What worries Rajaratnam the most is the way the attack was carried out. It must have taken a lot of planning and skill, he said, to train unsuspecting foreign women to carry out the hit. And preparations took place right under the nose of the Malaysian government.
"It's a big issue because we really don't have international crime in Malaysia. We are a democratic country, and we should wise up," said Rajaratnam.
He's uncertain whether severing diplomatic ties with North Korea would solve what he perceives to be lax government oversight.
Lockman said he doesn't foresee the government breaking off ties. In his opinion, it would set a negative precedent for future incidents with countries that are indispensable to Malaysia.
"People will say, well, you did that with North Korea. Why aren't you doing it with this country? Consistency is overrated, but we try to have some level of consistency in these sort of matters."
Ready to move on
The human rights group Suaram, one of the largest in the country, recently held an office warming party at its new location in the Kuala Lumpur suburb of Petaling Jaya, or PJ as it's known by locals.

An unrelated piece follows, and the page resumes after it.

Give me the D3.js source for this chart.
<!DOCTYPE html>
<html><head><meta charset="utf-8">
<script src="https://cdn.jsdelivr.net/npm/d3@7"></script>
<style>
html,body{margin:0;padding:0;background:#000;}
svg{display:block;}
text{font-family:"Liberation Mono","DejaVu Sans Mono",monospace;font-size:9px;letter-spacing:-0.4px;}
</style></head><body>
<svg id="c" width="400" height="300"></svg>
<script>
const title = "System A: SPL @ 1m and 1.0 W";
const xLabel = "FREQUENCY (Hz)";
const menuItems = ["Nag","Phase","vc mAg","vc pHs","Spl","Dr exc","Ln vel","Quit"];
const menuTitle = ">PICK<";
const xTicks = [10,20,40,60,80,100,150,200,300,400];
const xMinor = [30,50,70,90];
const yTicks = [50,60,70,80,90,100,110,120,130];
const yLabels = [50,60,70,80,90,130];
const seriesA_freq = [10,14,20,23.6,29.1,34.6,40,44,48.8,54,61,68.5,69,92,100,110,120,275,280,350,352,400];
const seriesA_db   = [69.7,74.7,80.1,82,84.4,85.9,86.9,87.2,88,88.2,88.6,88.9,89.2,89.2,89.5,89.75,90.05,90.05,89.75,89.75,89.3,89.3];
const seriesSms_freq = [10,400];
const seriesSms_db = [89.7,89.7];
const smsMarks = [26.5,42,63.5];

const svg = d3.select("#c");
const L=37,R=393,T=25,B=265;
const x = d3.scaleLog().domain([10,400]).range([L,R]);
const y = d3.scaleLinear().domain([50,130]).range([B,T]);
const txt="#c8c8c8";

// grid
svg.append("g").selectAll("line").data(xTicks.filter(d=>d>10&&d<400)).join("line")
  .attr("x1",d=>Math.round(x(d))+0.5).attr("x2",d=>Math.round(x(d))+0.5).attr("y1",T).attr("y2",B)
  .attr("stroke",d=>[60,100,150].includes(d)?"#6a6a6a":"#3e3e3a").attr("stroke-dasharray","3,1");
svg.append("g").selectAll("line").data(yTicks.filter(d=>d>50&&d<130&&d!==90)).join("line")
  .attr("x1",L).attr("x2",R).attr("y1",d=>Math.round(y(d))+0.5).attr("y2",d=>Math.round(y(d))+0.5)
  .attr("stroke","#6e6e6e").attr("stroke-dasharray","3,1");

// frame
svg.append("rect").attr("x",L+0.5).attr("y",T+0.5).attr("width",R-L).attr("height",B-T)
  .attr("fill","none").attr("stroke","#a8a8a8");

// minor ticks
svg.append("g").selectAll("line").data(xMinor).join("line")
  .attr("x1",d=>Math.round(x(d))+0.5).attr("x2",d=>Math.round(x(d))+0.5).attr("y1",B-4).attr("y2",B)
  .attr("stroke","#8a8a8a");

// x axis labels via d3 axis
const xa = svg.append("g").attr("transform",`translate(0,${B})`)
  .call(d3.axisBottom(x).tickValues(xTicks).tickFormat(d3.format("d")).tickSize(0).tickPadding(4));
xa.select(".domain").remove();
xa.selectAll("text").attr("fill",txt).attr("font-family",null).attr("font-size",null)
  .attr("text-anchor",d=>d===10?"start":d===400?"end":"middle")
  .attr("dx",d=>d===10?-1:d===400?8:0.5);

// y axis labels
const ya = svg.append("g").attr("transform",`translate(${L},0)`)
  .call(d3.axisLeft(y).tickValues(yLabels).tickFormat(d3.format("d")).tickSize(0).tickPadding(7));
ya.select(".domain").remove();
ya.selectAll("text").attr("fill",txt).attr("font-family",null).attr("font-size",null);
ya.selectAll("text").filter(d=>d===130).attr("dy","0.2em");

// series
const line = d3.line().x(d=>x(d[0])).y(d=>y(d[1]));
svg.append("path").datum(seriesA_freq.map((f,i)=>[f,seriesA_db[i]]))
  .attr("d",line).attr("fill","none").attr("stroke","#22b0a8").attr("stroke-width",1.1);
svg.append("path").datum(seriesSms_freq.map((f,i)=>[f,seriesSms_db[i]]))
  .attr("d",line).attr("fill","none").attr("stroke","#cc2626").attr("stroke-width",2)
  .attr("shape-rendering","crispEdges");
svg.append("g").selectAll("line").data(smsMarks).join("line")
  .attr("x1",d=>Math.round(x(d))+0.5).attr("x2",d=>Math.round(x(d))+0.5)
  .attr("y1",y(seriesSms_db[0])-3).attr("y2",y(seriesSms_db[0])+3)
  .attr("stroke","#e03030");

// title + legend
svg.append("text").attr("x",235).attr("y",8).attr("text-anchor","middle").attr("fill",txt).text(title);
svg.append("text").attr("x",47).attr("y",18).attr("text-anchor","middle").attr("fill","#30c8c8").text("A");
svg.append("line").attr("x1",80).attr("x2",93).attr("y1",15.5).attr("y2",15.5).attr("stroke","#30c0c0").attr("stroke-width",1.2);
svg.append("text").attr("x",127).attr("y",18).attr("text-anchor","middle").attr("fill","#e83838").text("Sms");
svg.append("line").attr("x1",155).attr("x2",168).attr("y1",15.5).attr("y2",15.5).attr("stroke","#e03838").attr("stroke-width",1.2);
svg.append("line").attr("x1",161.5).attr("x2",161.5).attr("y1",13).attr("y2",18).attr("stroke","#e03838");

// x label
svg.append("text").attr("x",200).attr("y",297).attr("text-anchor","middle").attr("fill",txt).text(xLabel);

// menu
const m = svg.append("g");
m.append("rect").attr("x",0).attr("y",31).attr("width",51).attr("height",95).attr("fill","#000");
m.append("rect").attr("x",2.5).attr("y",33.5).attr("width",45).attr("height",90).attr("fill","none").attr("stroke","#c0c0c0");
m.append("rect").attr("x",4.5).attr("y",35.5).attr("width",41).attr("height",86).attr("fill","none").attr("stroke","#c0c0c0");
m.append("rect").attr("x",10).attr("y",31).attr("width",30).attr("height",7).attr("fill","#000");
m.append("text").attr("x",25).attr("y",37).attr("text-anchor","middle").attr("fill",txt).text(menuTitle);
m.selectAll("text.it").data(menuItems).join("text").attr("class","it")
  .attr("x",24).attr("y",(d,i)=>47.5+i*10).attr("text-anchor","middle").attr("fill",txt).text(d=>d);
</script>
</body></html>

Members of the punk band Dum Dum Tak performed an acoustic set and sang about Prime Minister Najib Razak's 1MDB corruption scandal. Several people at the party mentioned rising gas prices and how the attack at the airport distracts from the failures of the Najib government.

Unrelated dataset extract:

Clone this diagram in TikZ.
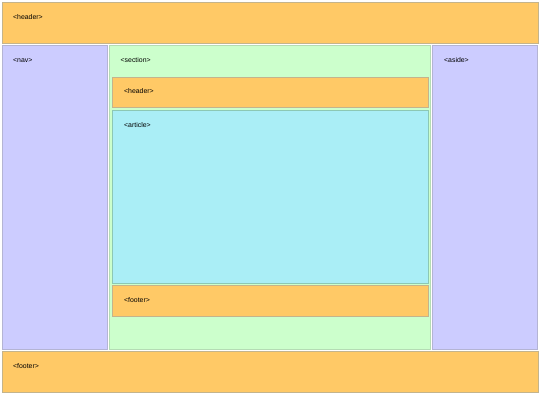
\documentclass[tikz,border=0pt]{standalone}
\usepackage{fontspec}
\setmainfont{Liberation Sans}
\usetikzlibrary{calc}
\definecolor{orng}{HTML}{FFC966}
\definecolor{orngb}{HTML}{C4B48C}
\definecolor{navc}{HTML}{CCCCFF}
\definecolor{navb}{HTML}{B4B4D4}
\definecolor{secc}{HTML}{CCFFCC}
\definecolor{secb}{HTML}{B4DCB4}
\definecolor{artc}{HTML}{AAEEF6}
\definecolor{artb}{HTML}{8CC8B4}
\tikzset{
  box/.style={rectangle, line width=0.9pt, inner sep=0pt, outer sep=0pt},
  obox/.style={box, fill=orng, draw=orngb},
  nbox/.style={box, fill=navc, draw=navb},
  sbox/.style={box, fill=secc, draw=secb},
  abox/.style={box, fill=artc, draw=artb},
  lbl/.style={anchor=west, inner sep=0pt, font=\fontsize{6.9}{8}\selectfont, text=black}
}
\begin{document}
\begin{tikzpicture}[x=1pt,y=-1pt]
\useasboundingbox[fill=white] (0,0) rectangle (540,405);
% boxes
\node[obox, minimum width=536pt, minimum height=41pt, anchor=north west] (header) at (2,2) {};
\node[nbox, minimum width=105.5pt, minimum height=304pt, anchor=north west] (nav) at (2,45) {};
\node[sbox, minimum width=321pt, minimum height=304pt, anchor=north west] (section) at (109.5,45) {};
\node[nbox, minimum width=105.5pt, minimum height=304pt, anchor=north west] (aside) at (432,45) {};
\node[obox, minimum width=316pt, minimum height=30.5pt, anchor=north west] (sheader) at (112,77) {};
\node[abox, minimum width=316pt, minimum height=173.5pt, anchor=north west] (article) at (112,110) {};
\node[obox, minimum width=316pt, minimum height=31pt, anchor=north west] (sfooter) at (112,285.5) {};
\node[obox, minimum width=536pt, minimum height=41.5pt, anchor=north west] (footer) at (2,351) {};
% labels
\node[lbl] (headerl) at ($(header.north west)+(11,15)$) {<header>};
\node[lbl] (navl) at ($(nav.north west)+(11,15.5)$) {<nav>};
\node[lbl] (sectionl) at ($(section.north west)+(11,15)$) {<section>};
\node[lbl] (asidel) at ($(aside.north west)+(12,15.5)$) {<aside>};
\node[lbl] (sheaderl) at ($(sheader.north west)+(12,14)$) {<header>};
\node[lbl] (articlel) at ($(article.north west)+(12,15)$) {<article>};
\node[lbl] (sfooterl) at ($(sfooter.north west)+(12,14.5)$) {<footer>};
\node[lbl] (footerl) at ($(footer.north west)+(11,15)$) {<footer>};
\end{tikzpicture}
\end{document}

"Economic, human rights issues. We had a pastor who was kidnapped in broad daylight… news of that was completely under the radar," said Chew Chuan Yang, a project coordinator with Suaram.
He's referring to the abduction of pastor Raymond Koh Keng Joo, who according to The Star, was abducted with "military-like precision" the same day as Kim Jong Nam's killing.
"Call me cynical or a conspiracy theorist, but it does feel like the mainstream media and the government are using this [assassination] to keep other things quiet."
Malaysia announced it's canceling its visa-free agreement with North Korea, though that will only impact North Koreans seeking to enter the country for 30 days.
According to Sung Wuk Ahn, a professor of international relations at the University of Malaya, there are around 1,000 North Koreans, including coal miners, working on special visas in Malaysia.
"[The canceling of the deal] will make it much harder for them to work here," he said.
University of Malaya senior lecturer Geetha Govindasamy told The Star newspaper the new visa requirements are unlikely to impact North Korea's economy. She added, however, that they could make it harder for North Korea to profit from illegal activity.